Description
A blush of natural strawberry color and flavor from freeze dried strawberries gives these Chocolate Dipped Strawberry Cookies their sweet strawberry essence. The subtle strawberry shape of the slice and bake cookies is a nod to their inspiration. Finished with a luxuriously thick dip of dark chocolate and sprinkled in crushed freeze dried strawberries for a concentrated punch of vibrant flavor and color.
Ingredients
Strawberry Shortbread Cookies
2 cups all purpose flour
6 tablespoons ground freeze dried strawberry powder, made from about 2 cups freeze dried berries
1 teaspoon fine sea salt
1 cup unsalted butter, at room temperature
1/2 cup granulated sugar
1 teaspoon pure vanilla extract
Chocolate Dip
8 ounces semisweet or dark chocolate, roughly chopped
1/4 cup freeze dried strawberries, roughly crumbled for topping
Instructions
Mix the Strawberry Shortbread Cookie Dough
Crush the freeze dried strawberries with a mortar and pestle, in a food processor or by placing them in a sealed plastic bag and gently rolling and pounding them with a rolling pin. Keep crushing them until they become a fine powder. Then sift the strawberry powder through a fine mesh sieve to remove any large seeds.
Measure flour, 6 tablespoons strawberry powder and salt into a mixing bowl and whisk together.

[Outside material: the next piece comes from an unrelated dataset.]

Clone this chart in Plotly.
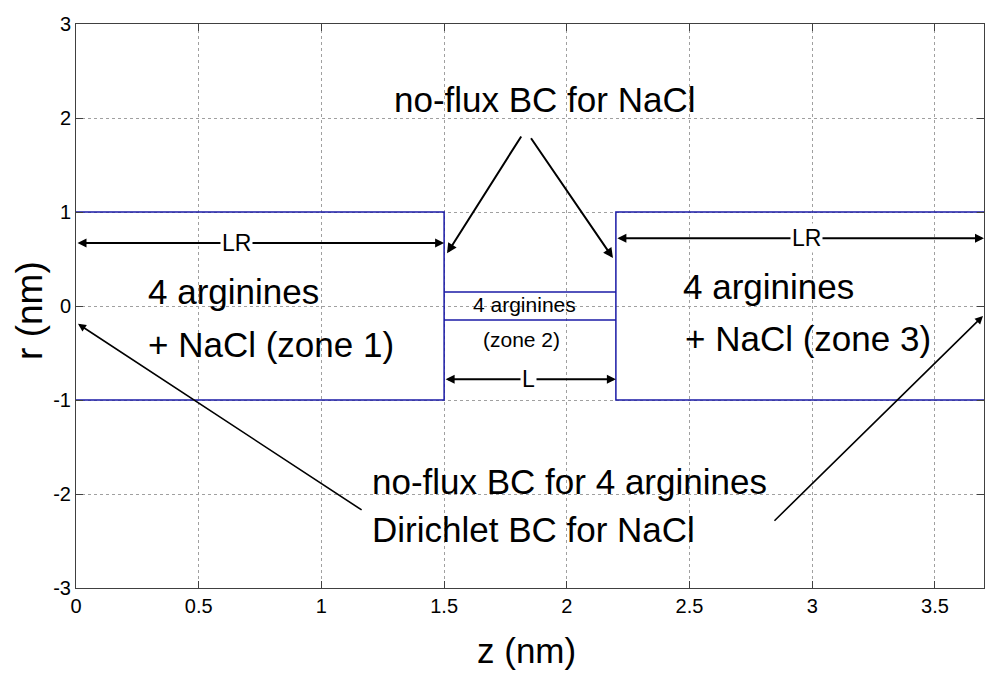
import plotly.graph_objects as go

# ---- data ----
zone_edges_z = [0.0, 1.5, 2.2, 3.7]      # z boundaries of zone 1 / zone 2 / zone 3
pore_radius = 1.0                         # r half-width of zones 1 and 3
channel_radius = 0.15                     # r half-width of zone 2
x_tick_vals = [0, 0.5, 1, 1.5, 2, 2.5, 3, 3.5]
x_tick_text = ["0", "0.5", "1", "1.5", "2", "2.5", "3", "3.5"]
y_tick_vals = [-3, -2, -1, 0, 1, 2, 3]
y_tick_text = ["-3", "-2", "-1", "0", "1", "2", "3"]

FONT = "Liberation Sans, Arial, Helvetica, sans-serif"
BLUE = "#1a1aa6"

z0, z1, z2, z3 = zone_edges_z
R, a = pore_radius, channel_radius

fig = go.Figure()
line = dict(color=BLUE, width=1.5)
# zone 1 outline
fig.add_trace(go.Scatter(x=[z0, z1, z1, z0], y=[R, R, -R, -R], mode="lines", line=line, hoverinfo="skip"))
# zone 2 channel walls
fig.add_trace(go.Scatter(x=[z1, z2], y=[a, a], mode="lines", line=line, hoverinfo="skip"))
fig.add_trace(go.Scatter(x=[z1, z2], y=[-a, -a], mode="lines", line=line, hoverinfo="skip"))
# zone 3 outline
fig.add_trace(go.Scatter(x=[z3, z2, z2, z3], y=[R, R, -R, -R], mode="lines", line=line, hoverinfo="skip"))

ann = []

def arrow(xh, yh, xt, yt, width=2, both=False, size=1.0):
    d = dict(x=xh, y=yh, ax=xt, ay=yt, xref="x", yref="y", axref="x", ayref="y",
             text="", showarrow=True, arrowhead=2, arrowsize=size, arrowwidth=width,
             arrowcolor="black", standoff=0, startstandoff=0)
    if both:
        d.update(arrowside="end+start", startarrowhead=2, startarrowsize=size)
    ann.append(d)

def label(x, y, text, size, xanchor="center", bg=None):
    d = dict(x=x, y=y, xref="x", yref="y", text=text, showarrow=False,
             xanchor=xanchor, yanchor="middle",
             font=dict(family=FONT, size=size, color="black"))
    if bg:
        d.update(bgcolor=bg, borderpad=1)
    ann.append(d)

BIG = 35

# dimension arrows
arrow(z1, 0.67, z0, 0.67, width=2, both=True, size=0.9)
arrow(z3, 0.72, z2, 0.72, width=2, both=True, size=0.9)
arrow(z2, -0.78, z1, -0.78, width=2, both=True, size=0.9)
label(0.656, 0.67, "LR", 23, bg="white")
label(2.975, 0.72, "LR", 23, bg="white")
label(1.842, -0.78, "L", 23, bg="white")

# no-flux BC for NaCl
label(1.911, 2.20, "no-flux BC for NaCl", BIG)
arrow(1.512, 0.56, 1.818, 1.82, width=2)
arrow(2.188, 0.51, 1.850, 1.80, width=2)

# zone texts
label(0.285, 0.15, "4 arginines", BIG, xanchor="left")
label(0.285, -0.41, "+ NaCl (zone 1)", BIG, xanchor="left")
label(1.828, 0.02, "4 arginines", 21)
label(1.815, -0.36, "(zone 2)", 21)
label(2.466, 0.21, "4 arginines", BIG, xanchor="left")
label(2.473, -0.35, "+ NaCl (zone 3)", BIG, xanchor="left")

# bottom BC text
label(1.198, -1.87, "no-flux BC for 4 arginines", BIG, xanchor="left")
label(1.198, -2.38, "Dirichlet BC for NaCl", BIG, xanchor="left")
arrow(0.008, -0.19, 1.17, -2.18, width=1.6)
arrow(3.696, -0.106, 2.84, -2.30, width=1.6)

# axis titles
ann.append(dict(x=0.4956, y=-0.110, xref="paper", yref="paper", text="z (nm)", showarrow=False,
                xanchor="center", yanchor="middle", font=dict(family=FONT, size=35, color="black")))
ann.append(dict(x=-0.0507, y=0.493, xref="paper", yref="paper", text="r (nm)", showarrow=False,
                textangle=-90, xanchor="center", yanchor="middle",
                font=dict(family=FONT, size=37, color="black")))

axis_common = dict(showgrid=True, gridcolor="#a0a0a0", griddash="dot", gridwidth=1,
                   zeroline=False, showline=True, linecolor="#404040", linewidth=1,
                   mirror="ticks", ticks="inside", ticklen=7, tickcolor="#404040",
                   automargin=False,
                   tickfont=dict(family=FONT, size=20, color="black"))

# page body has an 8px default margin, so the figure is shrunk by 8px and margins compensated
fig.update_layout(
    width=986, height=665,
    margin=dict(l=68, r=10, t=16, b=85),
    paper_bgcolor="white", plot_bgcolor="white",
    showlegend=False,
    annotations=ann,
    xaxis=dict(range=[z0, z3], tickvals=x_tick_vals, ticktext=x_tick_text, **axis_common),
    yaxis=dict(range=[-3, 3], tickvals=y_tick_vals, ticktext=y_tick_text, **axis_common),
)

fig.write_html("out.html")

Add the butter, sugar and vanilla to the bowl of a stand mixer. With the paddle attachment, blend together on a medium high speed for about 2-3 minutes, just until smooth. Be sure to stop your mixer and scrape down the sides of the bowl a few times so you are sure to incorporate all of the sugar into the butter.
With the mixer on a low stir, slowly add the dry ingredients until fully incorporated. You don’t want to over-mix here, only mix until the dough has just come together. The dough should be rough with large crumbles.
Shape Strawberry Shortbread Cookie Dough
Turn out the dough onto a clean surface. Gather the dough together into a disk by gently patting, not kneading the dough, and pat to flatten the top. Once you have a round disk shape, use a knife or a bench knife to cut directly in half. Use your hands to gather each of the dough halves into a rough log shape, then roll each into a smooth log until it is about 1 1⁄2” in diameter, between 7"-8" long.
Transfer each dough log to a sheet of parchment paper. To shape into the triangle, use your hands to gently press the dough together into a peak along the top. Pinch the dough together at the top to create a point, and squeeze the sides between your hands to encourage the dough into a rounded log with one triangular tipped edge. Rotate the dough onto one flat side and gentle smooth and press. Then flip the dough onto the other flat side, smooth and press. You should have a log with a shape that resembles a guitar pick, with two flat sides and one rounded side.
Once you are happy with the triangle shape, place the log centered along the long edge of a sheet of parchment paper. Flip the dough triangle towards the the bottom edge, one side at a time to wrap the dough log entirely in the parchment sheet.
Then twist each end of the paper into pigtails in opposite directions (one towards you and one away from you) to form a locking mechanism. Smooth out the sides with your hands. Repeat with second dough.
Refrigerate the dough for at least 1 hour or longer. This allows the dough to set up and hold its shape nicely when baking. *You can also freeze the dough at this point. Just remember to defrost it overnight in the fridge or at room temperature for about at least a half hour before slicing and baking. If the dough is too cold or frozen, it may crack and crumble when slicing.
Bake Strawberry Shortbread Cookies
Preheat oven to 325°F.
Remove dough logs from the fridge and unroll on a cutting board. Using a sharp knife, slice the logs into 1⁄2” thick cookies. You should get about 12-14 cookies per log. Optionally freeze the cookies on a lined baking sheet for 15-20 minutes, this helps them maintain their shape as they bake.
To bake, arrange cookies on parchment paper lined baking sheet with about 1" of space on all sides, evenly spaced. Bake for 12-14 minutes, rotating the pans halfway through the bake. They should come out with a golden ring around the edge and be firm to the touch.
Allow to cool either on the trays or transfer to a cooling rack.
Chocolate Dip & Decorate
Melt chocolate using the double boiler method by bringing a medium saucepan of water to a simmer over medium-high heat. Set a heatproof bowl over the top and add the chocolate. Stir constantly with a spatula until the chocolate melts and is totally smooth. Be sure the bottom of the bowl does not touch the simmering water.
Dip the tip of each triangle shaped shortbread cookie into the melted chocolate, covering about half of the cookie. Allow the excess chocolate to drip off before placing the cookies on a parchment paper lined baking sheet or cooling rack. Sprinkle more crushed strawberries onto the chocolate it's still tacky. Allow the chocolate at least 1 hour to set completely.
Notes
When tightly wrapped, the prepared shortbread cookie dough logs can be frozen up to 3 months.
These shortbread cookies will stay fresh up to 2 weeks when stored in an airtight container.